▶ **WHAT TO WORK ON**: Every line holding the string "chart" should be gathered.

▶ **SOURCE DATA**:
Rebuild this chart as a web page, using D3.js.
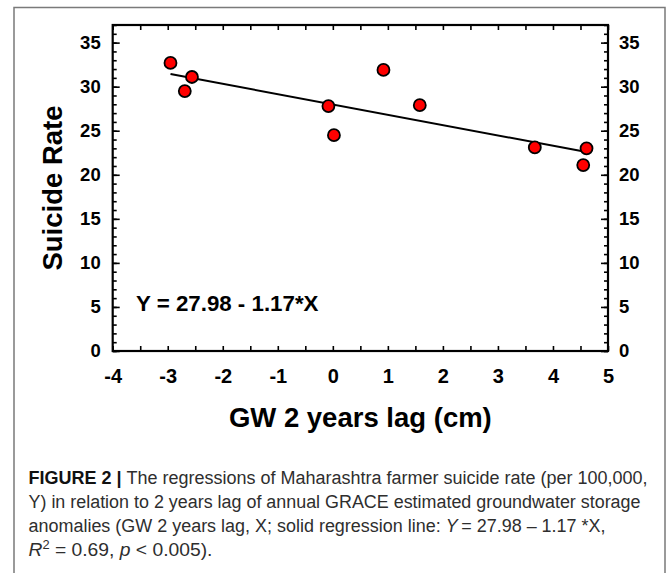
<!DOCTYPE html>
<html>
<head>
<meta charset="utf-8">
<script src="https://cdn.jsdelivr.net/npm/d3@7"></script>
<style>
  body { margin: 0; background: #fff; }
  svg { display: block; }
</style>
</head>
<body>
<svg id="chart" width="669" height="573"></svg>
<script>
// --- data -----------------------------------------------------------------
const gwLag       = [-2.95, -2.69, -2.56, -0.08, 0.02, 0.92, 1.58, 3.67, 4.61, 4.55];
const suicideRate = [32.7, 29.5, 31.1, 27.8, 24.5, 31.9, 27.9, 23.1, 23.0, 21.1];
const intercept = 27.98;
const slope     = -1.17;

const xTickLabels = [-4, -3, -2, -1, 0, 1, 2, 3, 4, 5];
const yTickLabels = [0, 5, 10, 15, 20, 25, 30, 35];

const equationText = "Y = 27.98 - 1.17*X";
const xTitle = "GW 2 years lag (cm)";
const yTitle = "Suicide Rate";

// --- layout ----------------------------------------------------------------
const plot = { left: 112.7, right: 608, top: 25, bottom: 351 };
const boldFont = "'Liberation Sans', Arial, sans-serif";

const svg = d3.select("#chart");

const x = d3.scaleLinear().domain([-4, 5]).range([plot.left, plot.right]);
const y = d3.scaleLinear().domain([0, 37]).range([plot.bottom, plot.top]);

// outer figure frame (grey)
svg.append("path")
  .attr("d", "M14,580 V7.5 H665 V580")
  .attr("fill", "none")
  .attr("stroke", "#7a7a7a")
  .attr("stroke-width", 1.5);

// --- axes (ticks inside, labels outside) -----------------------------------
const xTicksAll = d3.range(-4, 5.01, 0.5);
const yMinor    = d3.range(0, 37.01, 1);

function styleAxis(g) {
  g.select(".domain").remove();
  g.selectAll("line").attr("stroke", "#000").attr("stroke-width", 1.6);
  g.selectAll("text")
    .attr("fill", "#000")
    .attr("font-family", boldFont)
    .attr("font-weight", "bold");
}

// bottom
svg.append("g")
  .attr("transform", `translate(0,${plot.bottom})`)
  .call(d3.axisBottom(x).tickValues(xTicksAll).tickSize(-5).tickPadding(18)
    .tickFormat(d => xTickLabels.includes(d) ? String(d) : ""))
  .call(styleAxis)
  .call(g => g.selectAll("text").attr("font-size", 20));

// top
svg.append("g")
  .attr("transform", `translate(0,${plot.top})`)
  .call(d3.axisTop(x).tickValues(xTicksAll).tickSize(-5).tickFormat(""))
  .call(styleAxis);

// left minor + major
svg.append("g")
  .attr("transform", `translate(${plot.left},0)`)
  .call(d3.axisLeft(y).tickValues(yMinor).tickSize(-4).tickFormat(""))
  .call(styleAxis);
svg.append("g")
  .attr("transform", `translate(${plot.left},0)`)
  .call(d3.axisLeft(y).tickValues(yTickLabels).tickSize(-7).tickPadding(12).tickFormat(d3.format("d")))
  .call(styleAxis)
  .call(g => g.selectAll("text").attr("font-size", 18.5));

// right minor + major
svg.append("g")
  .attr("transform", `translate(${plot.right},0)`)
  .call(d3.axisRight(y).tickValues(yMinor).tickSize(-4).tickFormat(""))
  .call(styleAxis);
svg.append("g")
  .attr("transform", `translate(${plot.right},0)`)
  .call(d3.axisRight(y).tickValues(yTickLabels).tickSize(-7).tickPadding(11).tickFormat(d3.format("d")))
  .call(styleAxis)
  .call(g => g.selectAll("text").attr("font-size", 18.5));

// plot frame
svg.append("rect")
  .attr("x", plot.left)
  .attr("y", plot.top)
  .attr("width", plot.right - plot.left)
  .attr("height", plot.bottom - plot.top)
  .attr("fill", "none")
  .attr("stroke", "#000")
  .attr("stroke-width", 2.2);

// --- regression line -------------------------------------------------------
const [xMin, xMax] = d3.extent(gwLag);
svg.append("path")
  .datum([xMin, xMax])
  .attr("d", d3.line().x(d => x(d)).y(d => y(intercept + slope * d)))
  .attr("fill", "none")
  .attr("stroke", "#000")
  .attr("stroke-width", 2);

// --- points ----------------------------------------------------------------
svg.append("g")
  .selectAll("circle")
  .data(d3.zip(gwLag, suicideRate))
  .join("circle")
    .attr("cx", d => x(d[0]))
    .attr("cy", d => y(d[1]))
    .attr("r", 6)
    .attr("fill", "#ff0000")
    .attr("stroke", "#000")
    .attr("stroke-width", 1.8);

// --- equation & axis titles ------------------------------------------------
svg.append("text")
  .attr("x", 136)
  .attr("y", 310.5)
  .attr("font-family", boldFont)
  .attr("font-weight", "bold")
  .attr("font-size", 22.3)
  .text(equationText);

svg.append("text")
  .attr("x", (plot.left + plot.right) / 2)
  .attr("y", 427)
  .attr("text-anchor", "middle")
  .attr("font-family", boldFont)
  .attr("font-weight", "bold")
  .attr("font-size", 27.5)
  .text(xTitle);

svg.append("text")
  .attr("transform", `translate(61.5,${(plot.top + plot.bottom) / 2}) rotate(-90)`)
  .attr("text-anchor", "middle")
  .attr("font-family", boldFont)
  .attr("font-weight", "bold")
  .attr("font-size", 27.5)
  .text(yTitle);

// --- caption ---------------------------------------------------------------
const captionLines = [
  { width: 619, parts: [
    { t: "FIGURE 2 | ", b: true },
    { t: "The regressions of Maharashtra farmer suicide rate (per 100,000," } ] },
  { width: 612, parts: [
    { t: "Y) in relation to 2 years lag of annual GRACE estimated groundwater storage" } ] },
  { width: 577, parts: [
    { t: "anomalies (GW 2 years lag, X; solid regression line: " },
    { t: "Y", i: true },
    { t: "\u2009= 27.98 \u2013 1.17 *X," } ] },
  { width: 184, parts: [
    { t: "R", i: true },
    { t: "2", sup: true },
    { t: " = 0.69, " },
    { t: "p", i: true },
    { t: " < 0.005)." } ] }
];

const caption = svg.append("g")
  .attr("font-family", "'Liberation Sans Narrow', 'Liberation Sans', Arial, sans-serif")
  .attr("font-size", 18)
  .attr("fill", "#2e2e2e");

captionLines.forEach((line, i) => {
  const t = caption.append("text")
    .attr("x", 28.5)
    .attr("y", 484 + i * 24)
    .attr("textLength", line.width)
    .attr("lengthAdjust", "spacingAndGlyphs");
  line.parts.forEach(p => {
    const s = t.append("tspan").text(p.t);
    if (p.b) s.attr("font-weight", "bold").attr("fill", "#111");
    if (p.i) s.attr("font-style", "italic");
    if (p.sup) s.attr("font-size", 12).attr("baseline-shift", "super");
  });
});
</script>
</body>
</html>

▶ **COMPLETED EXERCISE**:
Rebuild this chart as a web page, using D3.js.
<svg id="chart" width="669" height="573"></svg>
const svg = d3.select("#chart");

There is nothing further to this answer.